§ Instructions to follow
Return only the lines from the start of the records through the line that contains "(0,0) rectangle (1691,1167);", inclusive; leave out all pictures.

(Source code of charts)
------------------------------

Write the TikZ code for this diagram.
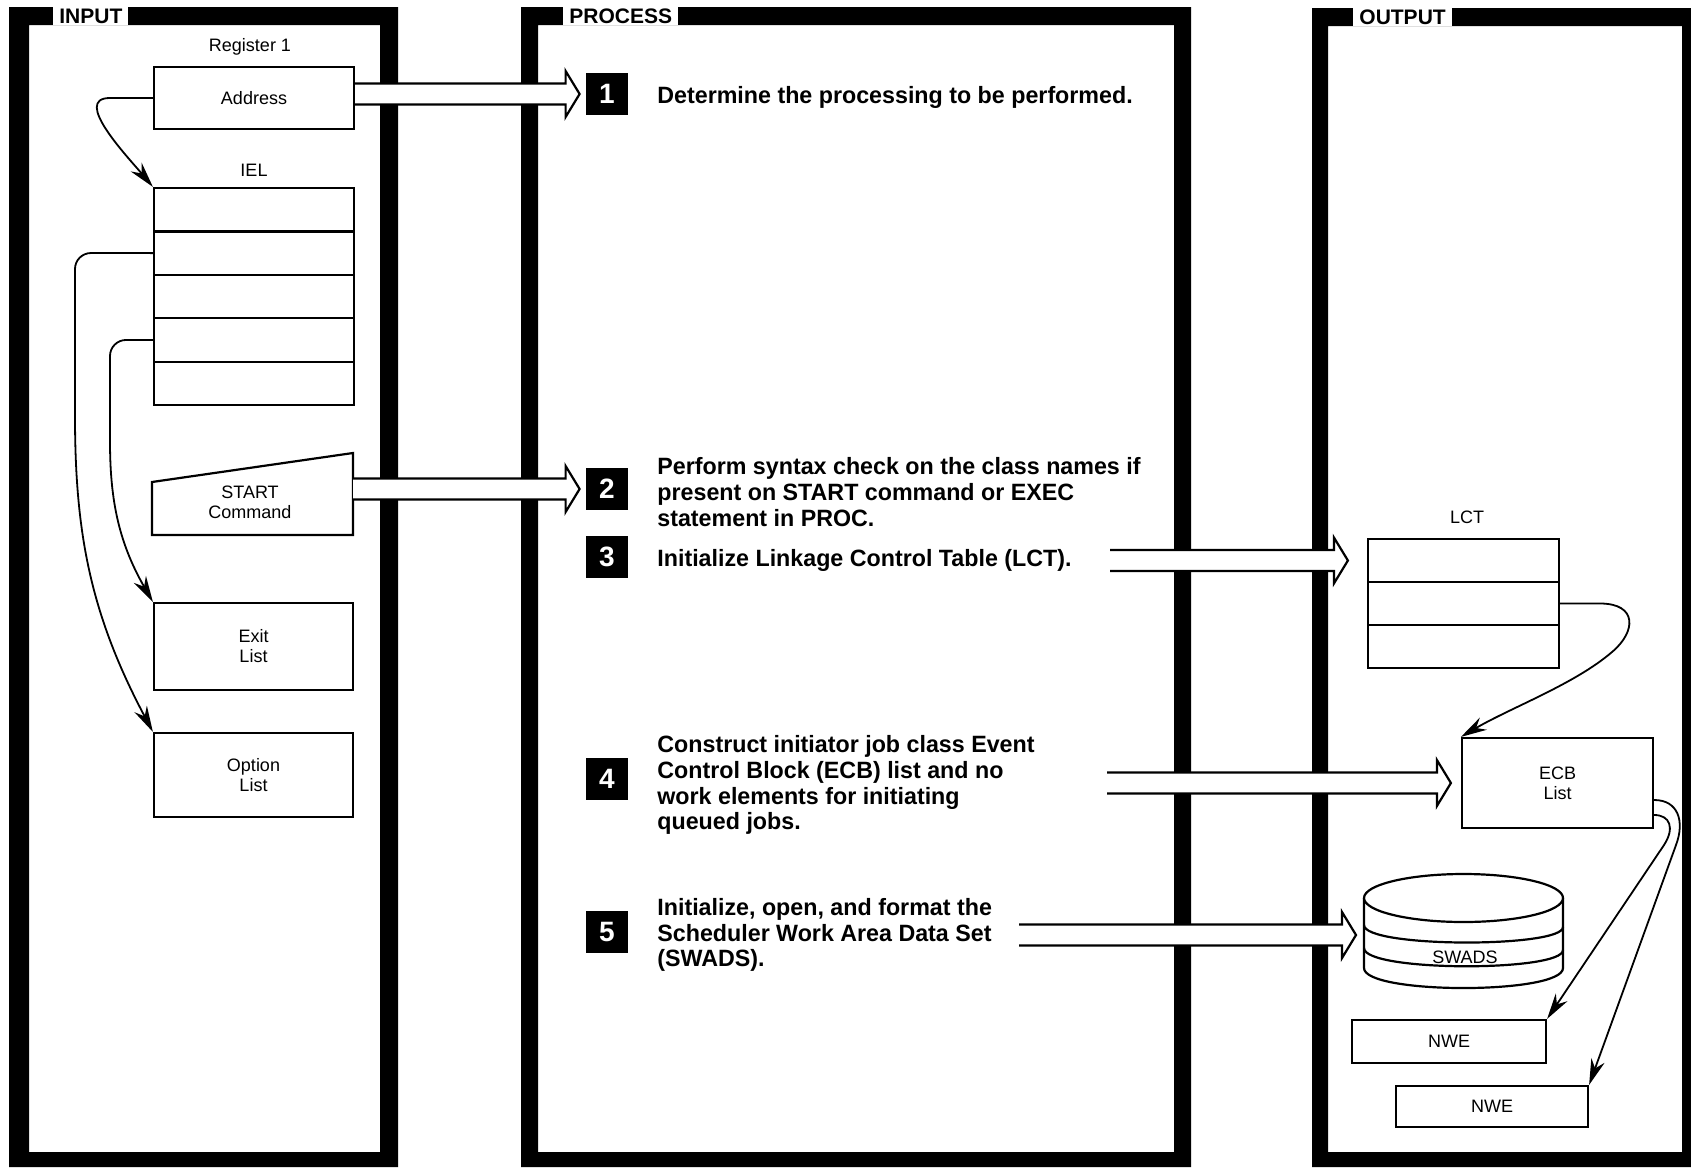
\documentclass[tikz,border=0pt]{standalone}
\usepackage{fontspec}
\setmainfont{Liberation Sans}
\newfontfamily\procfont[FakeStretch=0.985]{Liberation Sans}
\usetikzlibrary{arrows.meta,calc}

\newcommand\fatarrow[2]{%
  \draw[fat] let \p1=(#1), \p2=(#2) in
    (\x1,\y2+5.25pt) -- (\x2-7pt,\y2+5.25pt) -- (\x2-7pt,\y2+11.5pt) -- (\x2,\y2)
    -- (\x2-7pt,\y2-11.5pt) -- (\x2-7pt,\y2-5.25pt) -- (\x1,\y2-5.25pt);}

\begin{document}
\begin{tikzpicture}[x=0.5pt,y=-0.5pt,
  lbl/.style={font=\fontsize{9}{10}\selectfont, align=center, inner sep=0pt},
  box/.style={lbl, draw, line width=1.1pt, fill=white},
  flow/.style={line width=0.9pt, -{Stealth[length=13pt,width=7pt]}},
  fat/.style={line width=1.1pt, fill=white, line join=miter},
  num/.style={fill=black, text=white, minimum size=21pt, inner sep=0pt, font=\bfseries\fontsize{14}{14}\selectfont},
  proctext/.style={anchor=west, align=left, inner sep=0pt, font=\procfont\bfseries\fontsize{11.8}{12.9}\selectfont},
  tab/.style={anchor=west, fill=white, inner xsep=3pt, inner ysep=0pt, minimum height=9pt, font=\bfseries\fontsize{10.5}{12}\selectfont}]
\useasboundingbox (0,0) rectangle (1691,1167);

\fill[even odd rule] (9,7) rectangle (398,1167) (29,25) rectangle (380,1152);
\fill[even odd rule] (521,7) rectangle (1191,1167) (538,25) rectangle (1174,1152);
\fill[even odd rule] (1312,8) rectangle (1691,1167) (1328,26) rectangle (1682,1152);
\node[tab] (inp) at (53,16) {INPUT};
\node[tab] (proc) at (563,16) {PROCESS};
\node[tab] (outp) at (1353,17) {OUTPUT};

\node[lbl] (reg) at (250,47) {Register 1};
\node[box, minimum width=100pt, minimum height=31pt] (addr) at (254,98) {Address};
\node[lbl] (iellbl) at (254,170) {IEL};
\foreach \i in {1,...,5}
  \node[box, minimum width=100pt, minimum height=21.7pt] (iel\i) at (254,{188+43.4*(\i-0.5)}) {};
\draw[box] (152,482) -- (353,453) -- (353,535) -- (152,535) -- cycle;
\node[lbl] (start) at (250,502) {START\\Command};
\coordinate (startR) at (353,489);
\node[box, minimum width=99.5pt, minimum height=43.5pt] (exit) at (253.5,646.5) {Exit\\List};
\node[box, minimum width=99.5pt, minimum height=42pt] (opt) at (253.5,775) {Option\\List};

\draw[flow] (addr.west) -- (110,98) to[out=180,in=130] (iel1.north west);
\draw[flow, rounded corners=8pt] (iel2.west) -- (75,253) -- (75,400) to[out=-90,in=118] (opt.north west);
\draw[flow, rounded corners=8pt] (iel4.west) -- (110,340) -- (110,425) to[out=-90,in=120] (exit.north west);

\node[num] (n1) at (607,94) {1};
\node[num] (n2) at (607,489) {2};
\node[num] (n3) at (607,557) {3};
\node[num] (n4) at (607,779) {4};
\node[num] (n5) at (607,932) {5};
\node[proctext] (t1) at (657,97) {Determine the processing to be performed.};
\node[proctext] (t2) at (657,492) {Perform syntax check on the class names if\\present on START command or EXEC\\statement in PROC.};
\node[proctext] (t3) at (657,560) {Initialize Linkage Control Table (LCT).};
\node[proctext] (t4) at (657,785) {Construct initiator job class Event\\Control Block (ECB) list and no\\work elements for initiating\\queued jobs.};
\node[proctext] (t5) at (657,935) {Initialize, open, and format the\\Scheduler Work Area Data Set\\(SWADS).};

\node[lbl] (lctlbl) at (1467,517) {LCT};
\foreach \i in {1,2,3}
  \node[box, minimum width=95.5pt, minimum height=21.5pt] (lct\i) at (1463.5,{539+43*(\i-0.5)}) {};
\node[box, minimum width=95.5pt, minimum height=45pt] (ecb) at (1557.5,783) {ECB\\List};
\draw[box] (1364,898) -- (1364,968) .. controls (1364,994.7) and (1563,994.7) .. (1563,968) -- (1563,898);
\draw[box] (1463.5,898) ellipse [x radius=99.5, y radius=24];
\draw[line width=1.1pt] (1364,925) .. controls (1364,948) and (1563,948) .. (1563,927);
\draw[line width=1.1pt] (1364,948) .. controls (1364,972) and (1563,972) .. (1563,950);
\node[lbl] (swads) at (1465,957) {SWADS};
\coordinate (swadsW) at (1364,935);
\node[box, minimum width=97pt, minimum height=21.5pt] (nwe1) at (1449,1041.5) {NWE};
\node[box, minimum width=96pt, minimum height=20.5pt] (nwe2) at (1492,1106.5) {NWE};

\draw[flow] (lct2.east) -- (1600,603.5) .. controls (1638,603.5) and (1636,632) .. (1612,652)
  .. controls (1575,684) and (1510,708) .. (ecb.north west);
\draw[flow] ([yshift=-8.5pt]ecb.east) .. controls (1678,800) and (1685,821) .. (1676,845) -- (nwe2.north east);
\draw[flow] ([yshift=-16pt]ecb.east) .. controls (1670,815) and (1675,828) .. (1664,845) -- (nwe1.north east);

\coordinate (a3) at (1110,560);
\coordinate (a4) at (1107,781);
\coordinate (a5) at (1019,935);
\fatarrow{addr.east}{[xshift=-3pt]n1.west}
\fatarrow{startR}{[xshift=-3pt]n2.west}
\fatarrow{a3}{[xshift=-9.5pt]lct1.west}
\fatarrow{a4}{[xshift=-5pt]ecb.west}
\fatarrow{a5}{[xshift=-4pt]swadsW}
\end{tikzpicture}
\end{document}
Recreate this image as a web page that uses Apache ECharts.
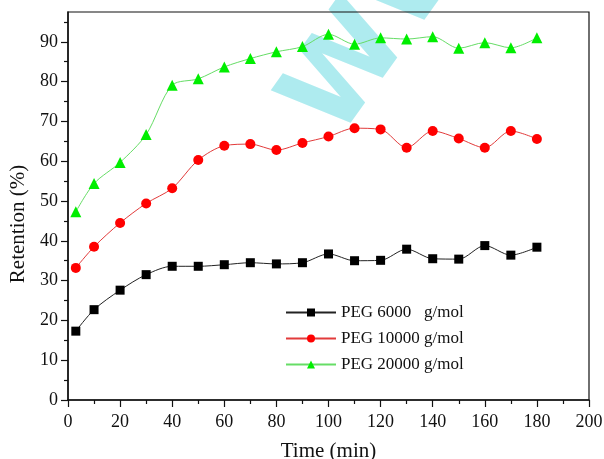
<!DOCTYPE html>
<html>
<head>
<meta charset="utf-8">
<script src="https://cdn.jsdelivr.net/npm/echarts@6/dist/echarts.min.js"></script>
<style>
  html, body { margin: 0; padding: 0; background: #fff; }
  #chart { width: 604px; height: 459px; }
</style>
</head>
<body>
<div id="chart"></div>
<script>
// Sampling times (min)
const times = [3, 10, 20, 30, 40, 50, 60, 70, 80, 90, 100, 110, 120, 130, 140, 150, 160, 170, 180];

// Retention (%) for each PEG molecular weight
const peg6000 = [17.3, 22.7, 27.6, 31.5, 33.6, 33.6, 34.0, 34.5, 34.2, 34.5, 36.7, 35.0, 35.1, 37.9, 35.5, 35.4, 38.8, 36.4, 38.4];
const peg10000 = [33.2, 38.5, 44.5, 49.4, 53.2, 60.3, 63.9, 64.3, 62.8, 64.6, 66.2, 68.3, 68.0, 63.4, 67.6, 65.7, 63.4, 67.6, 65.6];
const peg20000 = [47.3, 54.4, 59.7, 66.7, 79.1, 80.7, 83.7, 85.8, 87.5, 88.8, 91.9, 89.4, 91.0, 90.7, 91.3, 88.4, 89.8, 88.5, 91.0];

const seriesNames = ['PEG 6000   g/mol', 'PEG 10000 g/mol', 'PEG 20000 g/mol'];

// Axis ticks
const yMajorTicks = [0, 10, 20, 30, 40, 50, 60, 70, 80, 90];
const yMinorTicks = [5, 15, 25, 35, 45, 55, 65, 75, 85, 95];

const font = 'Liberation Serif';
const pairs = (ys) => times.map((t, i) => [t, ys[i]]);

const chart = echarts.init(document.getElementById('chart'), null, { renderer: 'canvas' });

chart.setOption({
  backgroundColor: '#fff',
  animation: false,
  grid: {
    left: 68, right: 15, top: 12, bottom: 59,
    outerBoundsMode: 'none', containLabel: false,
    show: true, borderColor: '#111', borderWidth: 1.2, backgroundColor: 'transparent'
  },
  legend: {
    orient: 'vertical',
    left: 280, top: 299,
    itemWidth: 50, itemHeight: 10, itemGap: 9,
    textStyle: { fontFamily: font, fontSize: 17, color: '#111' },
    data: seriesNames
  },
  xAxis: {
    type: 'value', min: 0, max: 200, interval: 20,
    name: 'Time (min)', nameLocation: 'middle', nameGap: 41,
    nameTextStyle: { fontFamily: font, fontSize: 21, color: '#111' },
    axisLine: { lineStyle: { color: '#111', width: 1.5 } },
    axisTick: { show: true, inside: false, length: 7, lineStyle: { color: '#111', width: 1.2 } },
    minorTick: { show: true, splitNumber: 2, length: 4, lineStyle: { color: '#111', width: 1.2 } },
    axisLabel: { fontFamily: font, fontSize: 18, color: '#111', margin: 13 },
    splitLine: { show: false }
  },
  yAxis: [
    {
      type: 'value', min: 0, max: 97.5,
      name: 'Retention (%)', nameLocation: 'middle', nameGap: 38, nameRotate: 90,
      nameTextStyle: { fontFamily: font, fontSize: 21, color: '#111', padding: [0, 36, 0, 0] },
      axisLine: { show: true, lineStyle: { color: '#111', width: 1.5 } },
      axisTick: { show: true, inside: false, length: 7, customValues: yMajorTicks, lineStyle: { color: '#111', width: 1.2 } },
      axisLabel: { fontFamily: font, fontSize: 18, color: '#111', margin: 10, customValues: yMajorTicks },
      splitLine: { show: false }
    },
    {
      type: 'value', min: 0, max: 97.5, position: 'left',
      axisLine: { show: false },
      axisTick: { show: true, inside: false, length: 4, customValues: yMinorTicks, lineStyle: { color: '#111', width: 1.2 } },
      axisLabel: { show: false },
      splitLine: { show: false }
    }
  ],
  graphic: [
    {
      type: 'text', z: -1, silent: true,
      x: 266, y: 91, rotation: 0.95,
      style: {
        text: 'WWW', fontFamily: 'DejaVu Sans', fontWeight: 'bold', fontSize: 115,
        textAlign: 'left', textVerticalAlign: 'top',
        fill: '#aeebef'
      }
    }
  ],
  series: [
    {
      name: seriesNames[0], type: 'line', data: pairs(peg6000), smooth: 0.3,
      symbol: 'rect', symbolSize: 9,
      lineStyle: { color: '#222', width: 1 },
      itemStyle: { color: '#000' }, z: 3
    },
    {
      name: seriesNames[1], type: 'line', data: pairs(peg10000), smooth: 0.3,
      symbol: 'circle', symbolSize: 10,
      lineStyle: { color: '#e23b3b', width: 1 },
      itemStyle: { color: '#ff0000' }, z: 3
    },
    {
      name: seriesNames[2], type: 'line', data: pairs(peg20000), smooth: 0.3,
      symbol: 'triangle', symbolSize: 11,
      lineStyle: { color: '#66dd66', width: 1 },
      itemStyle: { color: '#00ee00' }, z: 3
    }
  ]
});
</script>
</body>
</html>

------------------------------

§ Output
Write the TikZ code for this diagram.
\documentclass[tikz,border=0pt]{standalone}
\usepackage{fontspec}
\setmainfont{Liberation Sans}
\newfontfamily\procfont[FakeStretch=0.985]{Liberation Sans}
\usetikzlibrary{arrows.meta,calc}

\newcommand\fatarrow[2]{%
  \draw[fat] let \p1=(#1), \p2=(#2) in
    (\x1,\y2+5.25pt) -- (\x2-7pt,\y2+5.25pt) -- (\x2-7pt,\y2+11.5pt) -- (\x2,\y2)
    -- (\x2-7pt,\y2-11.5pt) -- (\x2-7pt,\y2-5.25pt) -- (\x1,\y2-5.25pt);}

\begin{document}
\begin{tikzpicture}[x=0.5pt,y=-0.5pt,
  lbl/.style={font=\fontsize{9}{10}\selectfont, align=center, inner sep=0pt},
  box/.style={lbl, draw, line width=1.1pt, fill=white},
  flow/.style={line width=0.9pt, -{Stealth[length=13pt,width=7pt]}},
  fat/.style={line width=1.1pt, fill=white, line join=miter},
  num/.style={fill=black, text=white, minimum size=21pt, inner sep=0pt, font=\bfseries\fontsize{14}{14}\selectfont},
  proctext/.style={anchor=west, align=left, inner sep=0pt, font=\procfont\bfseries\fontsize{11.8}{12.9}\selectfont},
  tab/.style={anchor=west, fill=white, inner xsep=3pt, inner ysep=0pt, minimum height=9pt, font=\bfseries\fontsize{10.5}{12}\selectfont}]
\useasboundingbox (0,0) rectangle (1691,1167);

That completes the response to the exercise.